組織を運営していると「仕組み化しないともう無理だ」と思う瞬間が必ずある。ところが実際は仕組み化をやりきれず、マニュアルや管理表が放置されてしまうケースが多々ある。成長企業研究会の小川実氏の著書『小さな会社の「仕組み化」はなぜやりきれないのか』から一部引用・再編集して、仕組み化が頓挫する原因と正しい進め方を解説する。

伸びない会社の共通点

・毎年度の売上がデコボコで安定しない
・売上、利益が何年も頭打ちになっている
・社員が一人前になると辞めてしまう
・次の幹部が育たない
・新規事業、新規サービスが生み出せない

私がこれまでサポートしてきた中小企業の社長は、だいたい共通してこれらの課題感を持っていました。そしてほとんどの社長がこう言います。

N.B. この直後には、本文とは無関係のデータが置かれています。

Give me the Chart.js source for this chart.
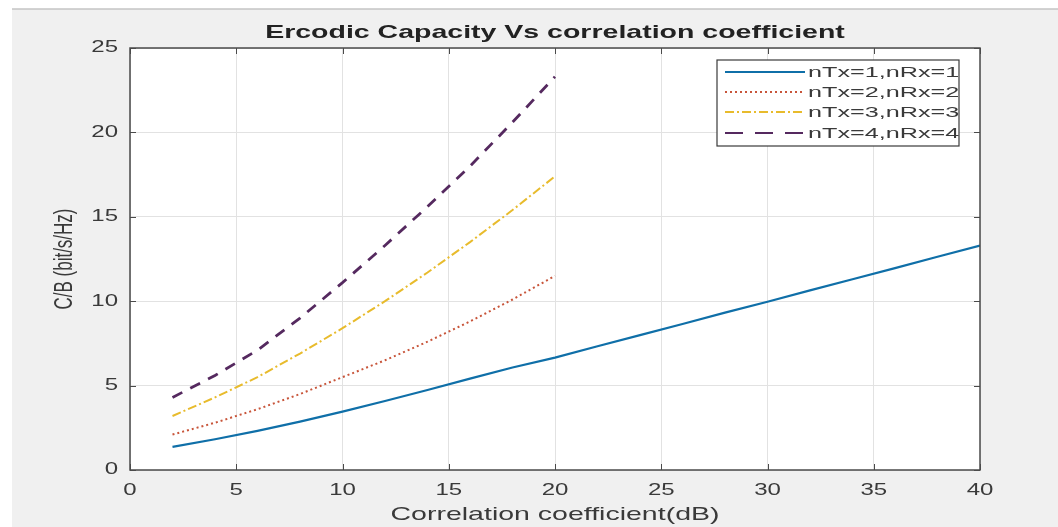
<!DOCTYPE html>
<html>
<head>
<meta charset="utf-8">
<script src="https://cdn.jsdelivr.net/npm/chart.js@4/dist/chart.umd.min.js"></script>
<style>
  html, body { margin: 0; padding: 0; background: #ffffff; }
  canvas { display: block; }
</style>
</head>
<body>
<canvas id="capacityChart" width="1058" height="527"></canvas>
<script>
// SNR grid (dB) for each curve
const snrLong = [2, 4, 6, 8, 10, 12, 14, 16, 18, 20, 22, 24, 26, 28, 30, 32, 34, 36, 38, 40];
const snrShort = [2, 4, 6, 8, 10, 12, 14, 16, 18, 20];

// Ergodic capacity, bit/s/Hz
const cap1x1 = [1.37, 1.82, 2.32, 2.87, 3.46, 4.09, 4.74, 5.41, 6.07, 6.66, 7.33, 7.99, 8.65, 9.32, 9.97, 10.64, 11.30, 11.96, 12.63, 13.29];
const cap2x2 = [2.1, 2.8, 3.6, 4.5, 5.5, 6.5, 7.6, 8.8, 10.1, 11.5];
const cap3x3 = [3.2, 4.3, 5.5, 6.9, 8.4, 10.0, 11.7, 13.5, 15.4, 17.4];
const cap4x4 = [4.3, 5.6, 7.1, 9.0, 11.1, 13.3, 15.6, 18.0, 20.6, 23.3];

const seriesLabels = ['nTx=1,nRx=1', 'nTx=2,nRx=2', 'nTx=3,nRx=3', 'nTx=4,nRx=4'];

// Axis ticks
const xTicks = [0, 5, 10, 15, 20, 25, 30, 35, 40];
const yTicks = [0, 5, 10, 15, 20, 25];

const toPoints = (xs, ys) => xs.map((x, i) => ({ x: x, y: ys[i] }));

// --- Helper: draw text with horizontal stretch (wide figure export) ---
function wideText(ctx, text, x, y, font, sx, align) {
    ctx.save();
    ctx.font = font;
    ctx.textAlign = align || 'center';
    ctx.textBaseline = 'middle';
    ctx.translate(x, y);
    ctx.scale(sx, 1);
    ctx.fillText(text, 0, 0);
    ctx.restore();
}

// --- Figure background, gray frame, white axes ---
const figureBackground = {
    id: 'figureBackground',
    beforeDraw(chart) {
        const ctx = chart.ctx;
        const a = chart.chartArea;
        ctx.save();
        ctx.fillStyle = '#ffffff';
        ctx.fillRect(0, 0, chart.width, chart.height);
        ctx.fillStyle = '#f0f0f0';
        ctx.fillRect(12, 9, chart.width - 12, chart.height - 9);
        ctx.strokeStyle = '#c4c4c4';
        ctx.lineWidth = 1.5;
        ctx.beginPath();
        ctx.moveTo(12, 9);
        ctx.lineTo(chart.width, 9);
        ctx.stroke();
        ctx.fillStyle = '#ffffff';
        ctx.fillRect(a.left, a.top, a.right - a.left, a.bottom - a.top);
        ctx.restore();
    }
};

// --- Axes box, inward ticks, tick labels, titles and legend ---
const figureDecor = {
    id: 'figureDecor',
    afterDraw(chart) {
        const ctx = chart.ctx;
        const a = chart.chartArea;
        const xs = chart.scales.x;
        const ys = chart.scales.y;
        const tickLen = 6;

        ctx.save();
        ctx.strokeStyle = '#4a4a4a';
        ctx.lineWidth = 1.5;
        ctx.strokeRect(a.left, a.top, a.right - a.left, a.bottom - a.top);

        ctx.lineWidth = 1;
        ctx.beginPath();
        xTicks.forEach(v => {
            const px = Math.round(xs.getPixelForValue(v)) + 0.5;
            ctx.moveTo(px, a.bottom); ctx.lineTo(px, a.bottom - tickLen);
            ctx.moveTo(px, a.top); ctx.lineTo(px, a.top + tickLen);
        });
        yTicks.forEach(v => {
            const py = Math.round(ys.getPixelForValue(v)) + 0.5;
            ctx.moveTo(a.left, py); ctx.lineTo(a.left + tickLen, py);
            ctx.moveTo(a.right, py); ctx.lineTo(a.right - tickLen, py);
        });
        ctx.stroke();

        // tick labels
        ctx.fillStyle = '#3a3a3a';
        xTicks.forEach(v => {
            wideText(ctx, String(v), xs.getPixelForValue(v), a.bottom + 21, '16px "Liberation Sans", Arial, sans-serif', 1.5, 'center');
        });
        yTicks.forEach(v => {
            wideText(ctx, String(v), a.left - 12, ys.getPixelForValue(v), '16px "Liberation Sans", Arial, sans-serif', 1.5, 'right');
        });

        // titles
        ctx.fillStyle = '#222222';
        wideText(ctx, 'Ercodic Capacity Vs correlation coefficient', (a.left + a.right) / 2, 33,
            'bold 19px "Liberation Sans", Arial, sans-serif', 1.5, 'center');
        ctx.fillStyle = '#3a3a3a';
        wideText(ctx, 'Correlation coefficient(dB)', (a.left + a.right) / 2, a.bottom + 45,
            '19px "Liberation Sans", Arial, sans-serif', 1.5, 'center');

        ctx.save();
        ctx.translate(65, (a.top + a.bottom) / 2);
        ctx.rotate(-Math.PI / 2);
        ctx.scale(1, 1.5);
        ctx.font = '17px "Liberation Sans", Arial, sans-serif';
        ctx.textAlign = 'center';
        ctx.textBaseline = 'middle';
        ctx.fillText('C/B (bit/s/Hz)', 0, 0);
        ctx.restore();

        // legend
        const box = { left: 717, top: 60, right: 959, bottom: 146 };
        ctx.fillStyle = '#ffffff';
        ctx.fillRect(box.left, box.top, box.right - box.left, box.bottom - box.top);
        ctx.strokeStyle = '#3a3a3a';
        ctx.lineWidth = 1.2;
        ctx.strokeRect(box.left, box.top, box.right - box.left, box.bottom - box.top);
        const rowY = [72, 92, 112, 133];
        chart.data.datasets.forEach((ds, i) => {
            ctx.save();
            ctx.strokeStyle = ds.borderColor;
            ctx.lineWidth = Math.min(ds.borderWidth, 2);
            ctx.setLineDash(ds.legendDash || ds.borderDash || []);
            ctx.beginPath();
            ctx.moveTo(725, rowY[i]);
            ctx.lineTo(805, rowY[i]);
            ctx.stroke();
            ctx.restore();
            ctx.fillStyle = '#3a3a3a';
            wideText(ctx, ds.label, 808, rowY[i] + 1, '14px "Liberation Sans", Arial, sans-serif', 1.8, 'left');
        });
        ctx.restore();
    }
};

const config = {
    type: 'line',
    data: {
        datasets: [
            {
                label: seriesLabels[0], data: toPoints(snrLong, cap1x1),
                borderColor: '#0f6fa8', borderWidth: 2.2, borderDash: []
            },
            {
                label: seriesLabels[1], data: toPoints(snrShort, cap2x2),
                borderColor: '#c8553a', borderWidth: 2, borderDash: [2, 3]
            },
            {
                label: seriesLabels[2], data: toPoints(snrShort, cap3x3),
                borderColor: '#e8bb2c', borderWidth: 2, borderDash: [9, 3, 2, 3]
            },
            {
                label: seriesLabels[3], data: toPoints(snrShort, cap4x4),
                borderColor: '#55295f', borderWidth: 2.8, borderDash: [11, 9], legendDash: [18, 12]
            }
        ]
    },
    options: {
        responsive: false,
        animation: false,
        layout: { padding: { left: 130, right: 78, top: 48, bottom: 57 } },
        elements: { point: { radius: 0 }, line: { tension: 0, fill: false } },
        scales: {
            x: {
                type: 'linear', min: 0, max: 40,
                afterBuildTicks: scale => { scale.ticks = xTicks.map(v => ({ value: v })); },
                ticks: { display: false },
                grid: { color: '#e2e2e2', lineWidth: 1, drawTicks: false },
                border: { display: false }
            },
            y: {
                type: 'linear', min: 0, max: 25,
                afterBuildTicks: scale => { scale.ticks = yTicks.map(v => ({ value: v })); },
                ticks: { display: false },
                grid: { color: '#e2e2e2', lineWidth: 1, drawTicks: false },
                border: { display: false }
            }
        },
        plugins: {
            legend: { display: false },
            title: { display: false },
            tooltip: { enabled: false }
        }
    },
    plugins: [figureBackground, figureDecor]
};

new Chart(document.getElementById('capacityChart'), config);
</script>
</body>
</html>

職人的な社長のもとで個人の能力の範囲で事業を維持していく経営を「エキスパート経営」。多様な人材の能力を掛け合わせて事業規模の拡大をめざす「レバレッジ経営」

「いつも頭の中に課題はあるんだけど、忙しくて手が回らない……」

私も自分で会社を立ち上げた身ですから、とてもよくわかります。社長自身がプレイヤーとしても忙しくて、マネジメントの仕事に時間を振り切れないのです。

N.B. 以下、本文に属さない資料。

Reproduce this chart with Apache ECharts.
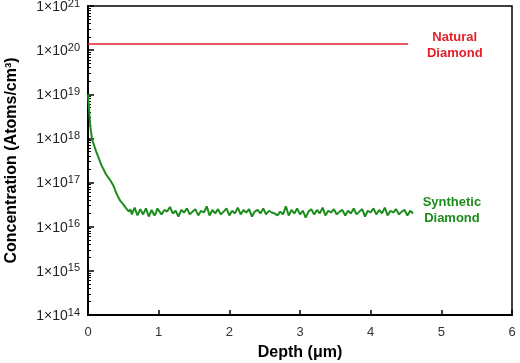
<!DOCTYPE html>
<html>
<head>
<meta charset="utf-8">
<script src="https://cdn.jsdelivr.net/npm/echarts@6/dist/echarts.min.js"></script>
<style>html,body{margin:0;padding:0;background:#fff}#c{width:520px;height:363px}</style>
</head>
<body>
<div id="c"></div>
<script>
// ---- data ----
const xTicks = [0, 1, 2, 3, 4, 5, 6];
const yTickExponents = [14, 15, 16, 17, 18, 19, 20, 21];

const naturalDepth = [0, 4.53];
const naturalConc = [1.37e20, 1.37e20];

const syntheticDepth = [
  0, 0.01, 0.02, 0.03, 0.04, 0.06, 0.08, 0.10, 0.12, 0.14, 0.16, 0.18, 0.20, 0.22, 0.24, 0.26, 0.28, 0.30,
  0.32, 0.34, 0.36, 0.38, 0.40, 0.42, 0.44, 0.46, 0.48, 0.50, 0.52, 0.54, 0.56, 0.58, 0.60,
  0.62, 0.64, 0.66, 0.68, 0.70, 0.72, 0.74, 0.76, 0.78, 0.80, 0.82, 0.84, 0.86, 0.88, 0.90, 0.92, 0.94, 0.96, 0.98,
  1.00, 1.04, 1.08, 1.12, 1.16, 1.20, 1.24, 1.28,
  1.32, 1.36, 1.40, 1.44, 1.48, 1.52, 1.56, 1.60, 1.64, 1.68, 1.72, 1.76, 1.80, 1.84, 1.88, 1.92, 1.96,
  2.00, 2.04, 2.08, 2.12, 2.16, 2.20, 2.24, 2.28, 2.32, 2.36, 2.40, 2.44, 2.48, 2.52, 2.56, 2.60, 2.64,
  2.68, 2.72, 2.76, 2.80, 2.84, 2.88, 2.92, 2.96, 3.00, 3.04, 3.08, 3.12, 3.16, 3.20, 3.24, 3.28, 3.32,
  3.36, 3.40, 3.44, 3.48, 3.52, 3.56, 3.60, 3.64, 3.68, 3.72, 3.76, 3.80, 3.84, 3.88, 3.92, 3.96, 4.00,
  4.04, 4.08, 4.12, 4.16, 4.20, 4.24, 4.28, 4.32, 4.36, 4.40, 4.44, 4.48, 4.52, 4.56, 4.60
];
const syntheticConc = [
  1.0e19, 6e18, 3.5e18, 2.2e18, 1.5e18, 9e17, 7.5e17, 6e17, 4.8e17, 4e17, 3.3e17, 2.7e17, 2.3e17, 2e17, 1.7e17, 1.5e17, 1.35e17, 1.25e17,
  1.1e17, 1.0e17, 8.5e16, 7e16, 5.8e16, 5e16, 4.3e16, 3.8e16, 3.5e16, 3.2e16, 2.9e16, 2.6e16, 2.4e16, 2.2e16, 2.5e16,
  1.9e16, 2.0e16, 2.7e16, 2.6e16, 1.8e16, 1.9e16, 2.5e16, 2.4e16, 1.9e16, 2.1e16, 2.6e16, 2.7e16, 1.7e16, 1.8e16, 2.4e16, 2.3e16, 1.8e16, 2.0e16, 2.6e16,
  2.5e16, 1.9e16, 2.4e16, 2.2e16, 2.8e16, 2.0e16, 2.3e16, 1.7e16,
  2.4e16, 2.1e16, 2.6e16, 1.9e16, 2.2e16, 2.5e16, 1.8e16, 2.3e16, 2.1e16, 2.9e16, 1.8e16, 2.4e16, 2.0e16, 2.5e16, 1.9e16, 2.2e16, 2.6e16,
  1.8e16, 2.3e16, 2.0e16, 2.7e16, 1.9e16, 2.4e16, 2.1e16, 2.5e16, 1.7e16, 2.2e16, 2.4e16, 2.0e16, 2.6e16, 1.9e16, 2.3e16, 2.1e16, 2.0e16,
  1.8e16, 2.2e16, 1.9e16, 2.9e16, 1.8e16, 2.4e16, 2.0e16, 2.6e16, 1.9e16, 2.3e16, 1.6e16, 2.2e16, 2.5e16, 1.9e16, 2.4e16, 2.0e16, 2.7e16,
  1.8e16, 2.3e16, 2.1e16, 2.5e16, 1.9e16, 2.2e16, 2.4e16, 1.8e16, 2.3e16, 2.0e16, 2.6e16, 1.9e16, 2.2e16, 2.5e16, 1.7e16, 2.3e16, 2.1e16,
  2.6e16, 1.9e16, 2.4e16, 2.0e16, 2.7e16, 1.8e16, 2.3e16, 2.1e16, 2.5e16, 1.9e16, 2.2e16, 2.4e16, 1.8e16, 2.3e16, 2.0e16
];

const annotations = [
  { text: 'Natural\nDiamond', x: 5.19, y: 1.25e20, color: '#e3202a' },
  { text: 'Synthetic\nDiamond', x: 5.15, y: 2.4e16, color: '#1c8c1c' }
];

// ---- chart ----
const supMap = {};
yTickExponents.forEach(e => supMap[e] = String(e));

const chart = echarts.init(document.getElementById('c'), null, { renderer: 'canvas' });
const font = 'Liberation Sans, Arial, sans-serif';

chart.setOption({
  animation: false,
  backgroundColor: '#fff',
  grid: { left: 88, right: 8, top: 6, bottom: 48, show: true, borderColor: '#000', borderWidth: 1.5, containLabel: false, outerBoundsMode: 'none' },
  xAxis: {
    type: 'value', min: xTicks[0], max: xTicks[xTicks.length - 1], interval: 1,
    name: 'Depth (\u03bcm)', nameLocation: 'middle', nameGap: 30,
    nameTextStyle: { fontFamily: font, fontWeight: 'bold', fontSize: 16, color: '#000' },
    axisLine: { lineStyle: { color: '#000', width: 2 } },
    axisTick: { inside: true, length: 5, lineStyle: { color: '#000', width: 1.5 } },
    axisLabel: { fontFamily: font, fontSize: 13, color: '#333', margin: 11 },
    splitLine: { show: false }
  },
  yAxis: {
    type: 'log', logBase: 10, min: 1e14, max: 1e21,
    name: 'Concentration (Atoms/cm\u00b3)', nameLocation: 'middle', nameGap: 68, nameRotate: 90,
    nameTextStyle: { fontFamily: font, fontWeight: 'bold', fontSize: 16, color: '#000' },
    axisLine: { lineStyle: { color: '#000', width: 2 } },
    axisTick: { inside: true, length: 6, lineStyle: { color: '#000', width: 1.5 } },
    minorTick: { show: true, splitNumber: 9, length: 3, lineStyle: { color: '#000', width: 1 } },
    axisLabel: {
      margin: 8,
      formatter: v => {
        const e = Math.round(Math.log10(v));
        return '{b|1\u00d710}{s|' + supMap[e] + '}';
      },
      rich: {
        b: { fontFamily: font, fontSize: 14, color: '#222', verticalAlign: 'bottom', lineHeight: 16 },
        s: { fontFamily: font, fontSize: 11, color: '#222', verticalAlign: 'top', lineHeight: 16, padding: [0, 0, 5, 0] }
      }
    },
    splitLine: { show: false }
  },
  series: [
    {
      type: 'line', name: 'Natural Diamond', showSymbol: false, symbol: 'none',
      data: naturalDepth.map((d, i) => [d, naturalConc[i]]),
      lineStyle: { color: '#e3202a', width: 1.5 }, z: 3
    },
    {
      type: 'line', name: 'Synthetic Diamond', showSymbol: false, symbol: 'none',
      data: syntheticDepth.map((d, i) => [d, syntheticConc[i]]),
      lineStyle: { color: '#1c8c1c', width: 2 }, z: 3
    }
  ]
});

const graphics = annotations.map(a => {
  const p = chart.convertToPixel({ gridIndex: 0 }, [a.x, a.y]);
  return {
    type: 'text', x: p[0], y: p[1],
    style: { text: a.text, fill: a.color, font: 'bold 13px ' + font, align: 'center', verticalAlign: 'middle', lineHeight: 16 }
  };
});
chart.setOption({ graphic: graphics });
</script>
</body>
</html>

これでは会社組織というより、個人事業主の延長のような状態です。

さて、普通だったらここで「だから仕組み化だよね」となるわけですが、ちょっと待ってください。仕組みが大事とはいえ、やみくもに進めると失敗します。特に、まだ社員が30人以下の小さな会社はなおさらです。独立・起業した経営者には、マニュアルやノルマで人を管理するのが苦手だという人がたくさんいます。

ここに「やりたいこと」が違う2人の歯科医がいます。

1人は「インプラントで日本一売上が多い歯科医ブランドをめざす」といいます。

もう1人は「地域で一番、人の笑顔を作れる歯科医になりたい」。

どちらがより仕組み化に向いていると思いますか?

この2人の歯科医が進む道には、「エキスパート経営」「レバレッジ経営」という2つがあります。

職人的な社長のもとで、個人の能力の範囲で事業を維持していく経営を私は「エキスパート経営」と呼んでいます。

一方で「レバレッジ経営」とは、多様な人材の能力を掛け合わせて、事業規模の拡大をめざす経営です。

どちらが正解ということはなく、社長がめざす会社の姿によって、選ぶ道が変わります。

先ほどの歯科医の例で考えてみましょう。

「インプラントで日本一売上が多い歯科医ブランドをめざす」としたら、クリニックを増やして、医師やスタッフも大量に抱え、多数の実績を積まなければなりません。